Leomont Evans

No. 35, 45
- Position: Safety

Personal information
- Born: July 12, 1974 (age 51) Abbeville, South Carolina, U.S.
- Height: 6 ft 1 in (1.85 m)
- Weight: 213 lb (97 kg)

Career information
- High school: Abbeville
- College: Clemson
- NFL draft: 1996: 5th round, 138th overall pick

Career history
- Washington Redskins (1996–1999); Detroit Lions (2000)*; Los Angeles Xtreme (2001); Houston Texans (2002);
- * Offseason and/or practice squad member only

Awards and highlights
- Second-team All-ACC (1995);

Career NFL statistics
- Tackles: 152
- Interceptions: 3
- Fumble recoveries: 2
- Stats at Pro Football Reference

= Leomont Evans =

American football player (born 1974)

Leomont Dozier Evans (born July 12, 1974) is an American former professional football player who was a safety for the Washington Redskins of the National Football League (NFL).
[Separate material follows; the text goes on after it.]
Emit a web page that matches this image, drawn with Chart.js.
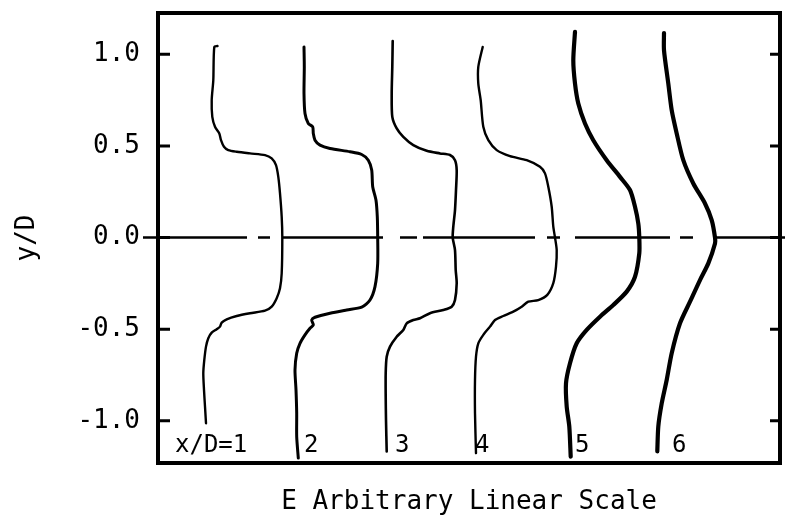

He also played for the Los Angeles Xtreme of the XFL. He played college football for the Clemson Tigers and was selected in the fifth round of the 1996 NFL draft. In 2002, Evans suffered a serious neck injury in the first half of the Houston Texans' NFL debut against the New York Giants.

He has three children: Kamyia, 24, Cierra, 18, and son Leomont Jr., 22.